**** DATASET CONTENT ****

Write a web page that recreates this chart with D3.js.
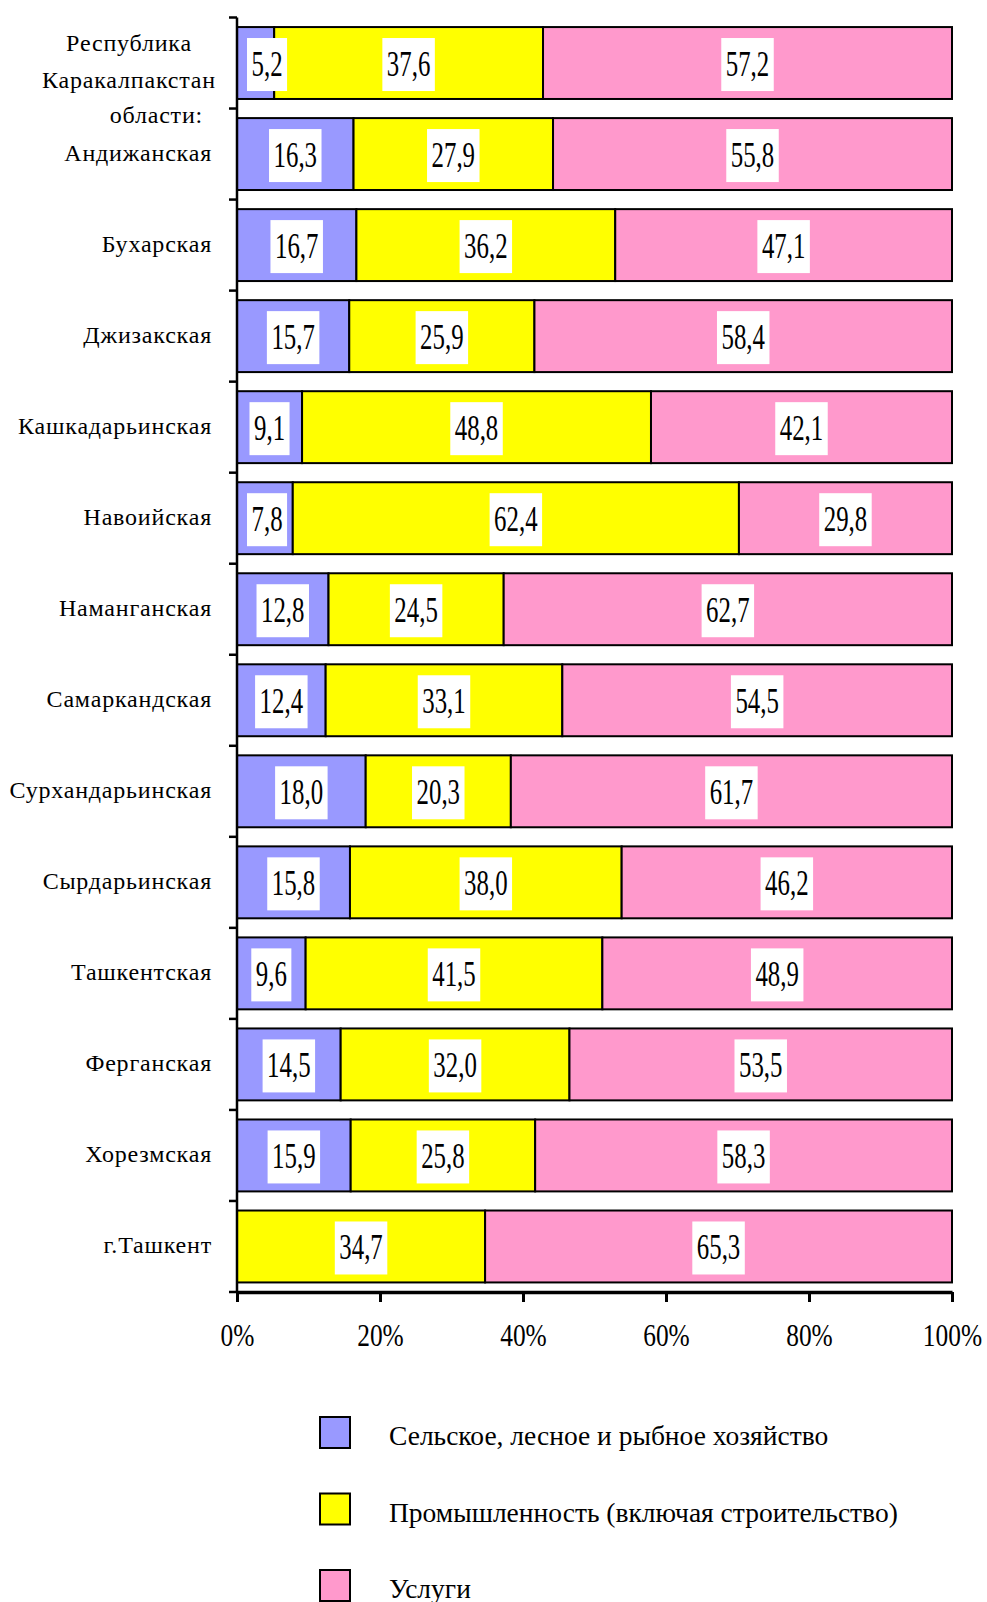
<!DOCTYPE html>
<html lang="ru">
<head>
<meta charset="UTF-8">
<title>Структура ВРП по регионам</title>
<style>
  body { margin: 0; background: #fff; }
  svg text { font-family: "Liberation Serif", "Times New Roman", serif; fill: #000; }
</style>
</head>
<body>
<script src="https://d3js.org/d3.v7.min.js"></script>
<div id="chart"></div>
<script>
// регионы и доли секторов, %
const regions = ["Республика Каракалпакстан", "Андижанская", "Бухарская", "Джизакская", "Кашкадарьинская",
  "Навоийская", "Наманганская", "Самаркандская", "Сурхандарьинская", "Сырдарьинская",
  "Ташкентская", "Ферганская", "Хорезмская", "г.Ташкент"];
const agriculture = [5.2, 16.3, 16.7, 15.7, 9.1, 7.8, 12.8, 12.4, 18.0, 15.8, 9.6, 14.5, 15.9, 0];
const industry = [37.6, 27.9, 36.2, 25.9, 48.8, 62.4, 24.5, 33.1, 20.3, 38.0, 41.5, 32.0, 25.8, 34.7];
const services = [57.2, 55.8, 47.1, 58.4, 42.1, 29.8, 62.7, 54.5, 61.7, 46.2, 48.9, 53.5, 58.3, 65.3];
const seriesNames = ["Сельское, лесное и рыбное хозяйство", "Промышленность (включая строительство)", "Услуги"];
const xTicks = [0, 20, 40, 60, 80, 100];
const groupHeading = "области:";

const colors = ["#9999FF", "#FFFF00", "#FF99CC"];
const width = 987, height = 1602;
const plotLeft = 237, plotRight = 952, plotTop = 17.5, axisY = 1292;

const svg = d3.select("#chart").append("svg").attr("width", width).attr("height", height);

// таблица для stack
const table = regions.map((r, i) => ({ region: r, a: agriculture[i], b: industry[i], c: services[i] }));
const stack = d3.stack().keys(["a", "b", "c"]);
const layers = stack(table);

const x = d3.scaleLinear().domain([0, 100]).range([plotLeft, plotRight]);
const y = d3.scaleBand().domain(regions).range([plotTop, axisY]).paddingInner(0.21).paddingOuter(0.105);
const bh = y.bandwidth();

// полосы
const gBars = svg.append("g");
layers.forEach((layer, k) => {
  gBars.selectAll(null).data(layer.filter(d => d[1] - d[0] > 0)).enter().append("rect")
    .attr("x", d => x(d[0]))
    .attr("y", d => y(d.data.region))
    .attr("width", d => x(d[1]) - x(d[0]))
    .attr("height", bh)
    .attr("fill", colors[k])
    .attr("stroke", "#000")
    .attr("stroke-width", 2);
});

// подписи значений на белых плашках
const fmt = v => d3.format(".1f")(v).replace(".", ",");
const sx = 0.71;
layers.forEach(layer => {
  layer.filter(d => d[1] - d[0] > 0).forEach(d => {
    const cy = y(d.data.region) + bh / 2;
    const g = svg.append("g");
    const box = g.append("rect").attr("fill", "#fff");
    const t = g.append("text")
      .attr("text-anchor", "middle")
      .style("font-size", "35px")
      .text(fmt(d[1] - d[0]));
    const w = t.node().getComputedTextLength() * sx + 9;
    // не залезать на ось
    const cx = Math.max(x((d[0] + d[1]) / 2), plotLeft + 10 + w / 2);
    t.attr("transform", `translate(${cx},${cy + 13}) scale(${sx},1)`);
    box.attr("x", cx - w / 2).attr("y", cy + 1.5 - 26.5).attr("width", w).attr("height", 53);
  });
});

// ось Y: линия и засечки на границах категорий
const gy = svg.append("g");
gy.append("line").attr("x1", plotLeft).attr("x2", plotLeft).attr("y1", plotTop).attr("y2", axisY)
  .attr("stroke", "#000").attr("stroke-width", 2.5);
const bounds = regions.map(r => y(r) - y.step() * y.paddingInner() / 2).concat([axisY]);
gy.selectAll(null).data(bounds).enter().append("line")
  .attr("x1", plotLeft - 8).attr("x2", plotLeft).attr("y1", d => d).attr("y2", d => d)
  .attr("stroke", "#000").attr("stroke-width", 2.5);

// подписи категорий
regions.forEach((r, i) => {
  const cy = y(r) + bh / 2;
  if (i === 0) {
    const words = r.split(" ");
    svg.append("text").attr("text-anchor", "middle").style("font-size", "24px")
      .style("letter-spacing", "0.8px")
      .selectAll("tspan").data(words).enter().append("tspan")
      .attr("x", 129).attr("y", (d, j) => cy - 12 + j * 37).text(d => d);
  } else {
    svg.append("text").attr("x", 212).attr("y", cy + 7)
      .attr("text-anchor", "end").style("font-size", "24px")
      .style("letter-spacing", "0.8px").text(r);
  }
});
svg.append("text").attr("x", 203).attr("y", bounds[1] + 14)
  .attr("text-anchor", "end").style("font-size", "24px")
  .style("letter-spacing", "0.8px").text(groupHeading);

// ось X
const xAxis = d3.axisBottom(x).tickValues(xTicks).tickFormat(d => d + "%")
  .tickSize(10).tickSizeOuter(0).tickPadding(22);
const gx = svg.append("g").attr("transform", `translate(0,${axisY})`).call(xAxis);
gx.select(".domain").attr("stroke", "#000").attr("stroke-width", 3.5);
gx.selectAll(".tick line").attr("stroke", "#000").attr("stroke-width", 3);
gx.selectAll(".tick text")
  .attr("transform", `scale(0.82,1)`)
  .attr("dy", "0.71em")
  .style("font-size", "31px")
  .style("font-family", "'Liberation Serif', serif")
  .attr("fill", "#000");

// легенда
const legend = svg.append("g");
seriesNames.forEach((name, k) => {
  const ly = 1417 + k * 76.5;
  legend.append("rect").attr("x", 320).attr("y", ly).attr("width", 30).attr("height", 31)
    .attr("fill", colors[k]).attr("stroke", "#000").attr("stroke-width", 2);
  legend.append("text").attr("x", 389).attr("y", ly + 28).style("font-size", "27.5px").text(name);
});
</script>
</body>
</html>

****

JOB
Scan the data above and copy every line with "chart" in it.

FINAL ANSWER
Write a web page that recreates this chart with D3.js.
<div id="chart"></div>
const svg = d3.select("#chart").append("svg").attr("width", width).attr("height", height);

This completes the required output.